Bureaucracy is favoured, according to Weber, because it excludes from the process of organisation all `personal, irrational, and emotional elements'. This is technically necessary in order to eliminate all sources of inefficiency associated with rules and decisions coloured by `sympathy and favour, by grace and gratitude'. But it is also politically necessary in order to support and secure the legitimacy of bureaucratic rule. For this depends upon maintaining a belief in the impersonal basis of its authority.


Weber's analysis of bureaucracy contains a mixture of the two `positive' conceptions of organisation structure. Most obviously, he describes bureaucracy as a hierarchy of offices occupied by those who possess specialist competences demonstrated through the attainment of formal qualifications whose activities are simultaneously enabled and constrained by detailed sets of rules and procedures. But when he stresses that the very existence and operation of bureaucracy relies upon a belief in the legitimacy of what he terms `rational-legal authority', he alludes to the importance of the cultural processes (norms and values) which underpin bureaucratic work. Sadly, Weber has very little to say about the practicalities of accomplishing bureaucratic work. He does not, for example, recognise the inevitable presence or the contribution of sentimental elements within bureaucracy. It is perhaps not far-fetched to interpret the prescriptions of the corporate culture literature as a modern antidote for the dulling, demotivation qualities of bureaucratic organisation and job design. In which case, P&W can be seen to recommend a variety of methods for rationalising the management of sentimentality.

In order to go beyond Weber's description of bureaucracy it is important to stress that the impersonal nature of its authority is an appearance, a construction of reality, and not a reflection of it. By overlooking the complex of cultural processes which comprise bureaucratic work, the `positive' elements in Weber's analysis serve to strengthen and legitimise the appearance of impersonality. This effect can be reversed if we focus upon his understanding of the form of rational-legal form of authority which underpins bureaucracy. According to Weber legitimate authority rests `on a belief in the "legality" of patterns of normative rules' (emphasis added). That is to say, the authority of the holder of a bureaucratic office depends upon a belief in the impersonal formulation and implementation of the rules, a belief which must be constructed and maintained. As Berger and Luckman's `Social Construction of Reality' thesis suggests, the maintenance of belief, especially in modern society, is precarious. If belief in the impersonality of the rules is not acquired or is eroded, then the bureaucrat is obliged to rely upon other sources of power. For example, the material or psychological dependence of others upon the work of the bureaucrat which s/he deploys to maintain or advance his/her position.
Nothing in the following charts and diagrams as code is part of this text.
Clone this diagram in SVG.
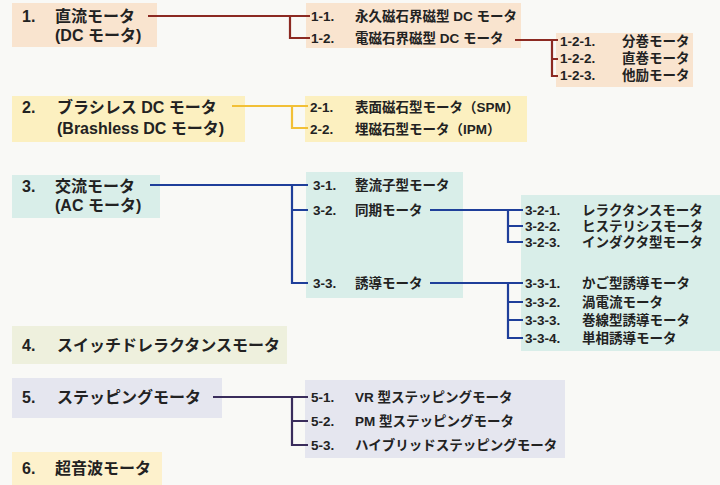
<svg xmlns="http://www.w3.org/2000/svg" width="720" height="485" viewBox="0 0 720 485">
<style>
text{font-family:"Liberation Sans","Noto Sans CJK JP",sans-serif;fill:#222;font-weight:700}
.t1{font-size:16px}
.t2{font-size:13.5px}
.c{fill:none;stroke-width:2.2;stroke-linejoin:miter;stroke-linecap:butt}
.r1{stroke:#8c2a22}.r2{stroke:#f2c037}.r3{stroke:#1f3f9a}.r5{stroke:#3a2d5c}
.b1{fill:#f9e4cf}.b2{fill:#fcf0c0}.b3{fill:#d9eee9}.b4{fill:#eef0dd}.b5{fill:#e5e6ef}.b6{fill:#fdf1cc}
</style>
<rect width="720" height="485" fill="#f9f9f6"/>

<g id="n1">
<rect class="b1" x="12" y="3" width="145" height="44"/>
<text class="t1"><tspan x="22" y="22">1.</tspan><tspan x="55" y="22">直流モータ</tspan><tspan x="55" y="41">(DC モータ)</tspan></text>
</g>
<g id="n1-x">
<rect class="b1" x="306" y="3" width="215" height="45"/>
<text class="t2"><tspan x="311" y="21">1-1.</tspan><tspan x="355" y="21">永久磁石界磁型 DC モータ</tspan><tspan x="311" y="43">1-2.</tspan><tspan x="355" y="43">電磁石界磁型 DC モータ</tspan></text>
</g>
<g id="n1-2-x">
<rect class="b1" x="556" y="33" width="137" height="54"/>
<text class="t2"><tspan x="560" y="46">1-2-1.</tspan><tspan x="622" y="46">分巻モータ</tspan><tspan x="560" y="63">1-2-2.</tspan><tspan x="622" y="63">直巻モータ</tspan><tspan x="560" y="80">1-2-3.</tspan><tspan x="622" y="80">他励モータ</tspan></text>
</g>

<g id="n2">
<rect class="b2" x="12" y="96" width="233" height="46"/>
<text class="t1"><tspan x="22" y="113">2.</tspan><tspan x="57" y="113">ブラシレス DC モータ</tspan><tspan x="57" y="134">(Brashless DC モータ)</tspan></text>
</g>
<g id="n2-x">
<rect class="b2" x="305" y="96" width="222" height="46"/>
<text class="t2"><tspan x="310" y="112">2-1.</tspan><tspan x="355" y="112">表面磁石型モータ（SPM）</tspan><tspan x="310" y="134">2-2.</tspan><tspan x="355" y="134">埋磁石型モータ（IPM）</tspan></text>
</g>

<g id="n3">
<rect class="b3" x="12" y="175" width="148" height="43"/>
<text class="t1"><tspan x="22" y="192">3.</tspan><tspan x="55" y="192">交流モータ</tspan><tspan x="55" y="211">(AC モータ)</tspan></text>
</g>
<g id="n3-x">
<rect class="b3" x="306" y="172" width="157" height="126"/>
<text class="t2"><tspan x="313" y="190">3-1.</tspan><tspan x="355" y="190">整流子型モータ</tspan><tspan x="313" y="215">3-2.</tspan><tspan x="355" y="215">同期モータ</tspan><tspan x="313" y="288">3-3.</tspan><tspan x="355" y="288">誘導モータ</tspan></text>
</g>
<g id="n3-y">
<rect class="b3" x="521" y="195" width="199" height="156"/>
<text class="t2"><tspan x="525" y="215">3-2-1.</tspan><tspan x="582" y="215">レラクタンスモータ</tspan><tspan x="525" y="231">3-2-2.</tspan><tspan x="582" y="231">ヒステリシスモータ</tspan><tspan x="525" y="247">3-2-3.</tspan><tspan x="582" y="247">インダクタ型モータ</tspan></text>
<text class="t2"><tspan x="525" y="288">3-3-1.</tspan><tspan x="582" y="288">かご型誘導モータ</tspan><tspan x="525" y="307">3-3-2.</tspan><tspan x="582" y="307">渦電流モータ</tspan><tspan x="525" y="325">3-3-3.</tspan><tspan x="582" y="325">巻線型誘導モータ</tspan><tspan x="525" y="343">3-3-4.</tspan><tspan x="582" y="343">単相誘導モータ</tspan></text>
</g>

<g id="n4">
<rect class="b4" x="12" y="326" width="275" height="38"/>
<text class="t1"><tspan x="22" y="351">4.</tspan><tspan x="57" y="351">スイッチドレラクタンスモータ</tspan></text>
</g>

<g id="n5">
<rect class="b5" x="12" y="378" width="210" height="40"/>
<text class="t1"><tspan x="22" y="403">5.</tspan><tspan x="57" y="403">ステッピングモータ</tspan></text>
</g>
<g id="n5-x">
<rect class="b5" x="305" y="380" width="260" height="78"/>
<text class="t2"><tspan x="311" y="402">5-1.</tspan><tspan x="355" y="402">VR 型ステッピングモータ</tspan><tspan x="311" y="426">5-2.</tspan><tspan x="355" y="426">PM 型ステッピングモータ</tspan><tspan x="311" y="450">5-3.</tspan><tspan x="355" y="450">ハイブリッドステッピングモータ</tspan></text>
</g>

<g id="n6">
<rect class="b6" x="12" y="452" width="150" height="33"/>
<text class="t1"><tspan x="22" y="474">6.</tspan><tspan x="55" y="474">超音波モータ</tspan></text>
</g>

<g id="connectors">
<path class="c r1" d="M148 16H310M290 16V38H310"/>
<path class="c r1" d="M515 40H558M552 40V76H558M552 59H558"/>
<path class="c r2" d="M232 106H308M292 106V128H308"/>
<path class="c r3" d="M150 185H308M292 185V283H308M292 210H308"/>
<path class="c r3" d="M430 210H523M508 210V242H523M508 226H523"/>
<path class="c r3" d="M430 283H523M508 283V338H523M508 302H523M508 320H523"/>
<path class="c r5" d="M213 397H308M292 397V445H308M292 421H308"/>
</g>
</svg>
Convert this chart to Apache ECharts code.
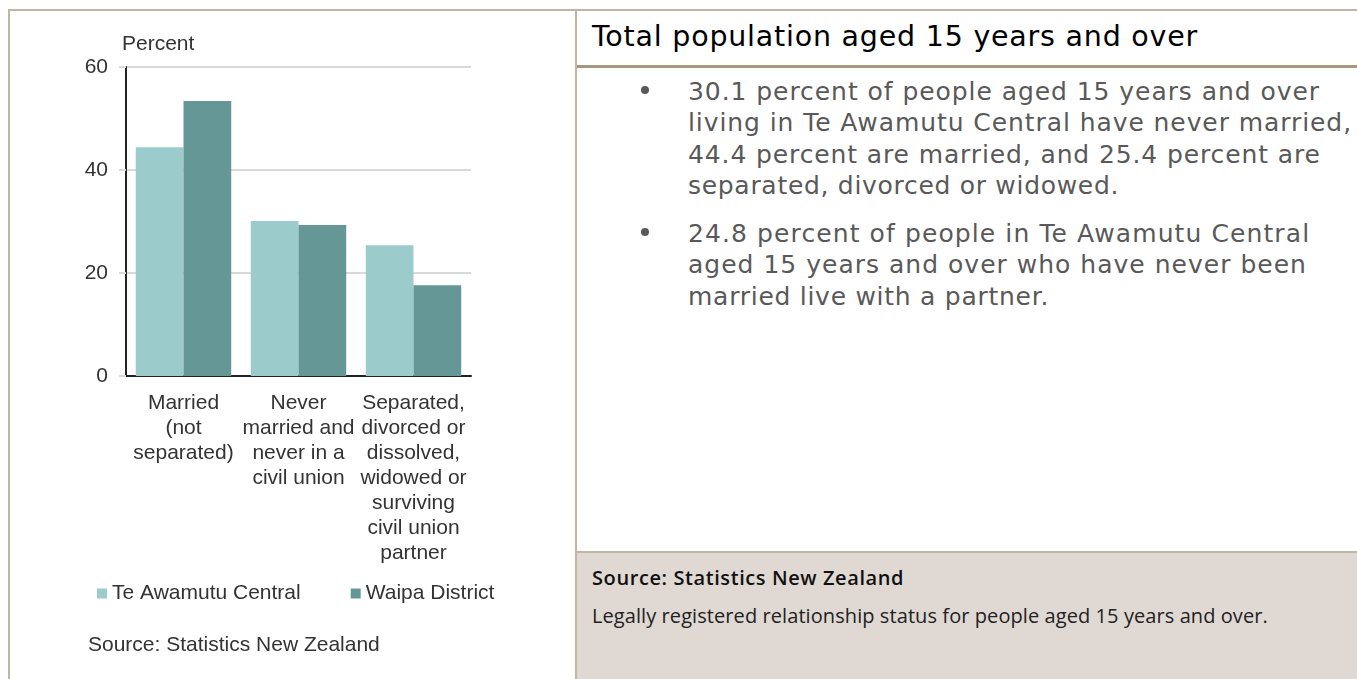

One important source of power resides in the control of material and symbolic resources which can be exchanged for compliance with bureaucratic requirements, whether these be based upon (instrumental) conformity with rules or upon identification with values. The contemporary literature on corporate culture can be interpreted as an effort to uphold the legitimacy of bureaucratic forms of organisation. But it can also be anticipated that its prescriptions will meet with resistance and `partial failure' (Hyman) as its installation is checked and rebuffed by continuing struggles over access and control over value material and symbolic resources.